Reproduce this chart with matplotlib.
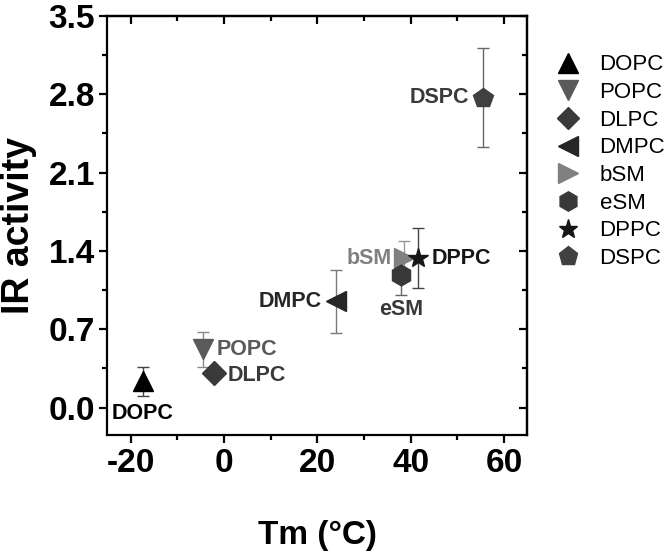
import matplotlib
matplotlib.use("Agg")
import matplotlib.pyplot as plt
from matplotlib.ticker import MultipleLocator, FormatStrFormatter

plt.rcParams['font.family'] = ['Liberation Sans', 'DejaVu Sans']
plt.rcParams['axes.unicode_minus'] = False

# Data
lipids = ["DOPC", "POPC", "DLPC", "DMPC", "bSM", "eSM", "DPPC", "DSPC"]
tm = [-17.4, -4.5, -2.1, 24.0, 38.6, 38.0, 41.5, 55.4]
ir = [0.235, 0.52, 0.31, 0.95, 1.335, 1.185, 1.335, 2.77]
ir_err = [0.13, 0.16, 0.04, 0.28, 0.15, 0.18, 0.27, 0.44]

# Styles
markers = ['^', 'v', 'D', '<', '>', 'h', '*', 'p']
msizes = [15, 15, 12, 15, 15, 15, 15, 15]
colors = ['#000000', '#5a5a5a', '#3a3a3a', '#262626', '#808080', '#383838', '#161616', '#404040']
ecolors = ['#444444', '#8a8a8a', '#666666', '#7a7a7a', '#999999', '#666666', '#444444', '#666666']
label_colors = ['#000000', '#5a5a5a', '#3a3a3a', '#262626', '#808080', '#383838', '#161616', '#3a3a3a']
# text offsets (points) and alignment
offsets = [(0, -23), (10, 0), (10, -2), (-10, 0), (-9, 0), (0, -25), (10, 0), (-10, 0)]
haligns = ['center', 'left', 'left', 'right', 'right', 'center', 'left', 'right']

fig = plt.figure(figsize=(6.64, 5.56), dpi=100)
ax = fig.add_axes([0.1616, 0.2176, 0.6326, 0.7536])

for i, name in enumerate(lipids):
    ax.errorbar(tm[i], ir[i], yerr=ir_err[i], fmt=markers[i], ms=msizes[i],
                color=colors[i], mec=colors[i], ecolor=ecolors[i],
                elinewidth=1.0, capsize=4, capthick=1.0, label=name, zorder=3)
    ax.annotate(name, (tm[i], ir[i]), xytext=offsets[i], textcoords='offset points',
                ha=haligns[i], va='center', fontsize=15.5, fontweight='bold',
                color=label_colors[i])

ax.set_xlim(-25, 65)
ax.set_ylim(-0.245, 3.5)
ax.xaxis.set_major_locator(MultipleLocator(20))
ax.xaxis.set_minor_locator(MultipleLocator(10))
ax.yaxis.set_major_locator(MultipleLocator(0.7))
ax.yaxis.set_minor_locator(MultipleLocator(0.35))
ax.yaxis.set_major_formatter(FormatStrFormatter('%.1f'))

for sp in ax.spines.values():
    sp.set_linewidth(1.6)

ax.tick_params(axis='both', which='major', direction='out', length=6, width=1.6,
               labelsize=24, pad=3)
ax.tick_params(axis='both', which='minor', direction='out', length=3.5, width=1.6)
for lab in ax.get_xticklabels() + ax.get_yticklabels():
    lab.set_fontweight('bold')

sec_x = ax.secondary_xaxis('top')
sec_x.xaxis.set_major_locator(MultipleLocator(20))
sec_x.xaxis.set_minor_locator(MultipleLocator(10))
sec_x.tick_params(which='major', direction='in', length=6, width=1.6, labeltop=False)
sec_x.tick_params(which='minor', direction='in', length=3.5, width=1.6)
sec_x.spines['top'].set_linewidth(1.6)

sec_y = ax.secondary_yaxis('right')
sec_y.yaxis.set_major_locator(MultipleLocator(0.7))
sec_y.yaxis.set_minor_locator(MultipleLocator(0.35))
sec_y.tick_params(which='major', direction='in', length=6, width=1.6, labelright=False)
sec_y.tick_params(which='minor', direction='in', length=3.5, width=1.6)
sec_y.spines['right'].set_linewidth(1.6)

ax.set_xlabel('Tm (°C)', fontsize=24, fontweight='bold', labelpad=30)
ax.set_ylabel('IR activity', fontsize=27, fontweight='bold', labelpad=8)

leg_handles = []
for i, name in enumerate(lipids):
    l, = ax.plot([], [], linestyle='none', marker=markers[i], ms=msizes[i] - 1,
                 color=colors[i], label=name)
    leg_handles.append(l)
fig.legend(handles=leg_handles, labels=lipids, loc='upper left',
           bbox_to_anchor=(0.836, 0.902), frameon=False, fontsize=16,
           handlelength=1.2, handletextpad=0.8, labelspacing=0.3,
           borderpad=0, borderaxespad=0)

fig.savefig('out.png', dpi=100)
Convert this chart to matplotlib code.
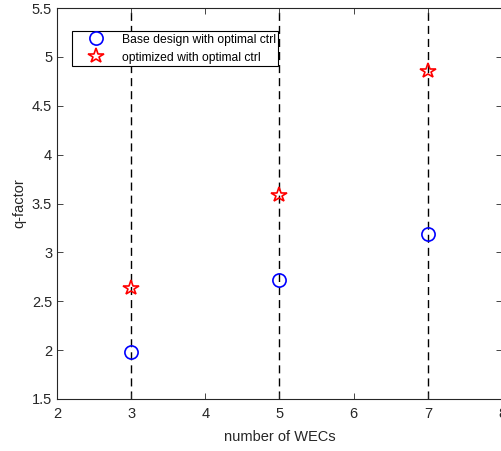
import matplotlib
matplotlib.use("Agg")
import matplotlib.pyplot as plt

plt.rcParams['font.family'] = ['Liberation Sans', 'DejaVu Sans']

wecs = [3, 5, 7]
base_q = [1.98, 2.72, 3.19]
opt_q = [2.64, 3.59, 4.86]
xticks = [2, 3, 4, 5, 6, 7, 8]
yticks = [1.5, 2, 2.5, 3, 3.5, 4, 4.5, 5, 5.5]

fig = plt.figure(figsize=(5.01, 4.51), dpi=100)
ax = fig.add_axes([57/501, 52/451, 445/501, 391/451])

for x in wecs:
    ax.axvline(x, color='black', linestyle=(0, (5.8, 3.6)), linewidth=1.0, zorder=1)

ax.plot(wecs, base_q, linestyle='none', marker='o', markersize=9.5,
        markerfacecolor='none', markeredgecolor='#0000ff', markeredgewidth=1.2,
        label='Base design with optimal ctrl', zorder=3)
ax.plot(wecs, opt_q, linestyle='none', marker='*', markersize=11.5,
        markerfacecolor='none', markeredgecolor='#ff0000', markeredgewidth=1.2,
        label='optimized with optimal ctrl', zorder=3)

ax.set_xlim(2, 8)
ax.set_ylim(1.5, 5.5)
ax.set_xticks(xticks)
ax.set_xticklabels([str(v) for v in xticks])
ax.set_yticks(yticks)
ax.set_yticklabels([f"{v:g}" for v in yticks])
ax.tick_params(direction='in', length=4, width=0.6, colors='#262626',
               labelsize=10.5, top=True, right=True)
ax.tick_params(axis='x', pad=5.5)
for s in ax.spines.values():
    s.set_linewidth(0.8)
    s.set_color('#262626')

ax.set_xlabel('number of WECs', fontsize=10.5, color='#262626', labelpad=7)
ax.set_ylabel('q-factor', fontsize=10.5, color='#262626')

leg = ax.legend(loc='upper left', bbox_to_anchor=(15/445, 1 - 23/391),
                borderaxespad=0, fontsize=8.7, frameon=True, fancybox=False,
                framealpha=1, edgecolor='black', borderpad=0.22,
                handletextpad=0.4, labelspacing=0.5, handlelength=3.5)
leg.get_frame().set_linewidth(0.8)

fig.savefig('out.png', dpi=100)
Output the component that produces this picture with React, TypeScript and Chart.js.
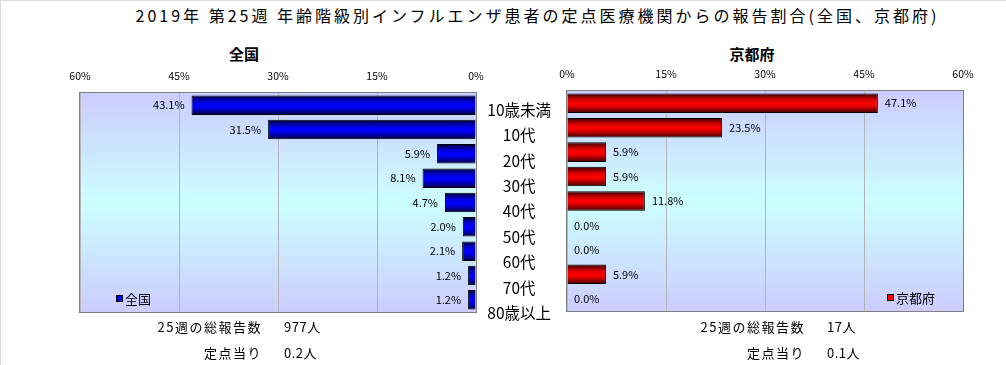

Problem details
Set down again, exactly, the lines of the material above from its first line to the one with "sp.set_linewidth(1.6)", inclusive. Leave the pictures out.

Response
Reproduce this chart with matplotlib.
import matplotlib
matplotlib.use("Agg")
import matplotlib.pyplot as plt
from matplotlib.ticker import MultipleLocator, FormatStrFormatter

plt.rcParams['font.family'] = ['Liberation Sans', 'DejaVu Sans']
plt.rcParams['axes.unicode_minus'] = False

# Data
lipids = ["DOPC", "POPC", "DLPC", "DMPC", "bSM", "eSM", "DPPC", "DSPC"]
tm = [-17.4, -4.5, -2.1, 24.0, 38.6, 38.0, 41.5, 55.4]
ir = [0.235, 0.52, 0.31, 0.95, 1.335, 1.185, 1.335, 2.77]
ir_err = [0.13, 0.16, 0.04, 0.28, 0.15, 0.18, 0.27, 0.44]

# Styles
markers = ['^', 'v', 'D', '<', '>', 'h', '*', 'p']
msizes = [15, 15, 12, 15, 15, 15, 15, 15]
colors = ['#000000', '#5a5a5a', '#3a3a3a', '#262626', '#808080', '#383838', '#161616', '#404040']
ecolors = ['#444444', '#8a8a8a', '#666666', '#7a7a7a', '#999999', '#666666', '#444444', '#666666']
label_colors = ['#000000', '#5a5a5a', '#3a3a3a', '#262626', '#808080', '#383838', '#161616', '#3a3a3a']
# text offsets (points) and alignment
offsets = [(0, -23), (10, 0), (10, -2), (-10, 0), (-9, 0), (0, -25), (10, 0), (-10, 0)]
haligns = ['center', 'left', 'left', 'right', 'right', 'center', 'left', 'right']

fig = plt.figure(figsize=(6.64, 5.56), dpi=100)
ax = fig.add_axes([0.1616, 0.2176, 0.6326, 0.7536])

for i, name in enumerate(lipids):
    ax.errorbar(tm[i], ir[i], yerr=ir_err[i], fmt=markers[i], ms=msizes[i],
                color=colors[i], mec=colors[i], ecolor=ecolors[i],
                elinewidth=1.0, capsize=4, capthick=1.0, label=name, zorder=3)
    ax.annotate(name, (tm[i], ir[i]), xytext=offsets[i], textcoords='offset points',
                ha=haligns[i], va='center', fontsize=15.5, fontweight='bold',
                color=label_colors[i])

ax.set_xlim(-25, 65)
ax.set_ylim(-0.245, 3.5)
ax.xaxis.set_major_locator(MultipleLocator(20))
ax.xaxis.set_minor_locator(MultipleLocator(10))
ax.yaxis.set_major_locator(MultipleLocator(0.7))
ax.yaxis.set_minor_locator(MultipleLocator(0.35))
ax.yaxis.set_major_formatter(FormatStrFormatter('%.1f'))

for sp in ax.spines.values():
    sp.set_linewidth(1.6)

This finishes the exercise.